Unfortunately, being the USA, they didn't stop there. in April 1988 the cruiser USS Vincennes was deployed to the Persian Gulf. In a few months of operations it gained the nickname 'Robocruiser' for its willingness to engage the Iranian Navy. Unfortunately, it's aggression was not matched by its competence. On 3 July 1988 it was pursuing Iranian gunboats into Iranian waters when its radar operators completely lost track of the air picture. Mistaking a scheduled Iran Air Airbus for an attacking F14 fighter plane the Vincennes shot down the civilian airliner and killed 290 people. 

Despite gung-ho coverage of the tragedy in the US media, the rest of the world was quite clear who was responsible, and the USA ended up paying $132 million in compensation, although significantly there was no apology. 

"Terrible, uncertain, chaotic, bloody business"

In 2002 the War on Terror had only got as far as Afghanistan, but the USA was already casting around for other enemies. With this background the US military decide to carry out a wargame called Millennium Challenge 2002, in which an American, 'Blue', force attacked that of an unknown Middle Eastern enemy. Called 'Blue' force, they were without doubt meant to be Iran. 

To command the 'Red' force they dragged out of retirement Marine General Paul K Van Ripper. General Ripper sounds like a joke name, and to be honest he sounds like a joke general. Wounded in Vietnam whilst attacking an enemy machine gun, he eventually ended up an honorary member of the Provost Marshal's office, during which time he'd spend his lunch breaks giving out speeding tickets. 

Millennium Challenge was to show that Ripper was either a military genius, or a neo-Luddite who hated technology, or possibly both. He certainly had a pragmatic attitude to war, which he described as a "terrible, uncertain, chaotic, bloody business." It certainly was to turn out to be that for 'Blue'. 

Facing an opponent with a much greater ability to wage electronic warfare, Ripper used motorcycle couriers to pass orders, and signal lamps to launch aircraft.
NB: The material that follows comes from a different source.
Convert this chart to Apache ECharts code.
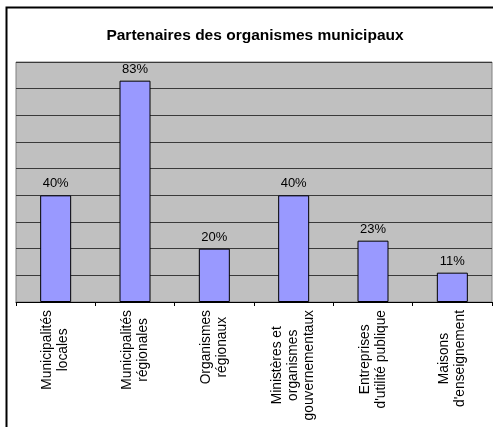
<!DOCTYPE html>
<html>
<head>
<meta charset="utf-8">
<script src="https://cdn.jsdelivr.net/npm/echarts@6/dist/echarts.min.js"></script>
<style>
  html, body { margin: 0; padding: 0; background: #fff; }
  #chart { width: 493px; height: 427px; }
</style>
</head>
<body>
<div id="chart"></div>
<script>
// données du graphique
var categories = [
  "Municipalités\nlocales",
  "Municipalités\nrégionales",
  "Organismes\nrégionaux",
  "Ministères et\norganismes\ngouvernementaux",
  "Entreprises\nd'utilité publique",
  "Maisons\nd'enseignement"
];
var values = [40, 83, 20, 40, 23, 11];
var yMax = 90;
var yStep = 10;

var chart = echarts.init(document.getElementById("chart"));
chart.setOption({
  animation: false,
  textStyle: { fontFamily: "Liberation Sans" },
  title: {
    text: "Partenaires des organismes municipaux",
    left: 250,
    textAlign: "center",
    top: 23,
    textStyle: { fontSize: 15.5, fontWeight: "bold", color: "#000" }
  },
  graphic: [
    {
      type: "polyline",
      shape: { points: [[6.5, 430], [6.5, 7.5], [500, 7.5]] },
      style: { stroke: "#000", lineWidth: 2, fill: null }
    }
  ],
  grid: {
    left: 16,
    right: 1,
    top: 62,
    bottom: 125,
    show: true,
    backgroundColor: "#c0c0c0",
    borderColor: "#808080",
    borderWidth: 1
  },
  xAxis: {
    type: "category",
    data: categories,
    axisLine: { lineStyle: { color: "#000", width: 1 } },
    axisTick: { show: true, length: 4, lineStyle: { color: "#000" } },
    axisLabel: {
      interval: 0,
      rotate: 90,
      margin: 8,
      color: "#000",
      fontSize: 13.5,
      lineHeight: 16,
      formatter: function (v) {
        return v.split("\n").map(function (s) { return "{c|" + s + "}"; }).join("\n");
      },
      rich: {
        c: { align: "center", fontSize: 13.8, lineHeight: 16, color: "#000" }
      }
    }
  },
  yAxis: {
    type: "value",
    min: 0,
    max: yMax,
    interval: yStep,
    axisLabel: { show: false },
    axisLine: { show: false },
    axisTick: { show: false },
    splitLine: { lineStyle: { color: "#3a3a3a", width: 1 } }
  },
  series: [
    {
      type: "bar",
      data: values,
      barWidth: 31,
      itemStyle: { color: "#9999ff", borderColor: "#000", borderWidth: 1 },
      label: {
        show: true,
        position: "top",
        distance: 5,
        formatter: "{c}%",
        color: "#000",
        fontSize: 13
      }
    }
  ]
});
</script>
</body>
</html>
When Blue issued its ultimatum to Red, Ripper used this to guess where the Blue fleet was and sent out small boats to find them. Preempting Blue's preemptive strike, he overwhelmed their fleet with a barrage of missiles launched from land, commercial ship and aircraft flying in radio silence. He followed this up with waves of kamikaze boats filled with explosives. "The whole thing was over in five, maybe ten minutes," said Van Ripper. Blue lost nineteen ships including an aircraft carrier, several cruisers and five amphibious ships. 20,000 - fortunately imaginary - sailors died. The aftermath, Van Ripper said, was "an eerie silence. Like people really didn't know what to do next."

Faced with a $250 million exercise scheduled to last two weeks being over in less than a quarter of an hour, the make believe ships were re-floated and the exercise continued, although Van Ripper was now told to stick to the script. 

It's difficult to know what lessons the US military learnt from MC '02, as the next year they launched a very different sort of attack on, not Iran, but Iraq, which turned out to be a very different sort of disaster.